What's your own read on this? Do you think a downturn grows house sitting or shrinks it? I'd genuinely like to hear other perspectives, drop yours in the comments below.

Caro and I have completed 20 house sits across 12 countries, driven 19,000km across Europe in our 1998 VW T4, and saved over $26,500 in accommodation costs over three years of house sitting through TrustedHouseSitters. DM us @housesittersguide if you have questions, we answer everyone.

Konrad and Caro in Warsaw

Frequently Asked Questions

  • Will house sitting grow or shrink during a recession?

    My prediction is growth on both sides: more homeowners seeking a free alternative to rising paid pet care and boarding costs, and more sitters joining, both for lifestyle reasons and out of genuine financial necessity. The market gets larger, but also more competitive.

  • What happened to similar sharing-economy platforms during past recessions?

    Airbnb was founded during the 2008 recession specifically because cash-strapped travelers wanted cheaper alternatives to hotels and cash-strapped homeowners wanted to monetize spare space. Historical data shows luxury travel contracts hardest in downturns, while demand shifts toward mid-range and budget options rather than disappearing.

  • Will a recession make it harder to get a good house sit?

    Likely yes, in relative terms. More total listings doesn't mean easier access if the number of applicants grows just as fast or faster.
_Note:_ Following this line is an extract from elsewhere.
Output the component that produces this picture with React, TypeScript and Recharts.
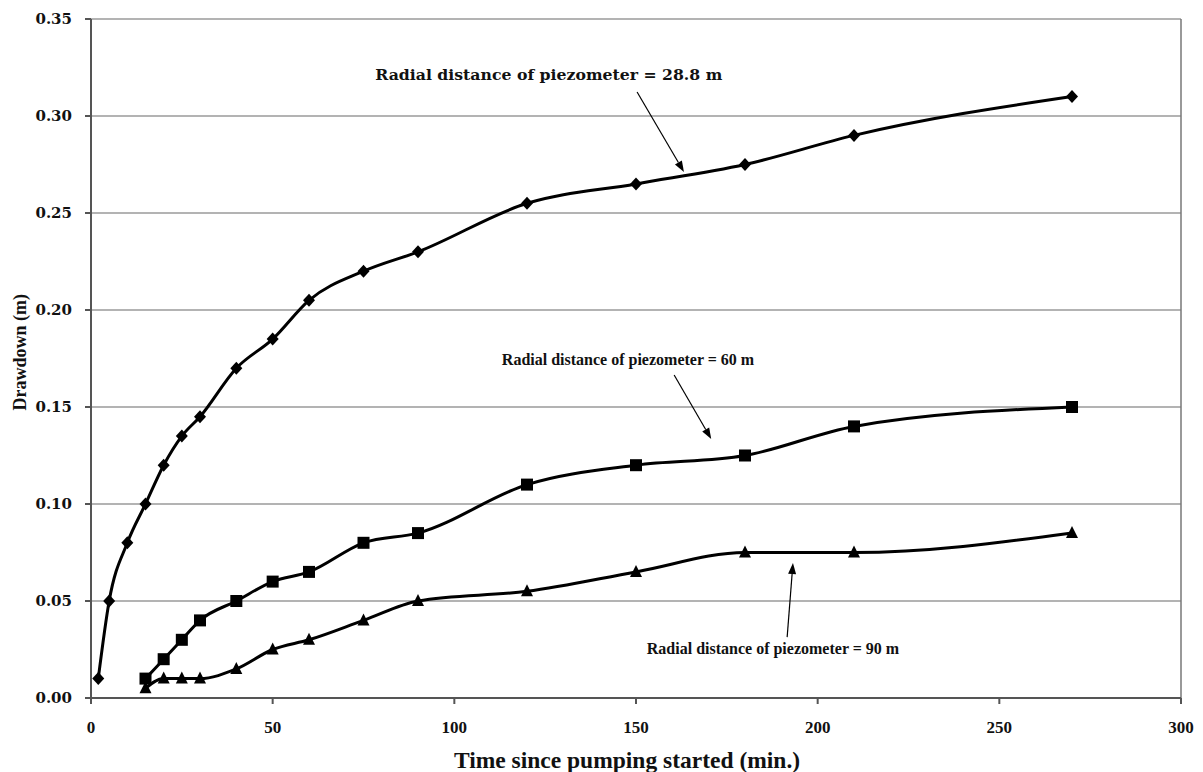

Sitters with strong, established profiles and review histories are best positioned to benefit from a larger market; newer sitters may face tougher competition.

  • Do homeowners actually cut back on travel during a recession?

    Not as much as you might expect, based on both the current economic data and personal observation. Travel spending in aggregate tends to shift toward cheaper options rather than disappear. Many people continue to prioritize travel even under real financial pressure.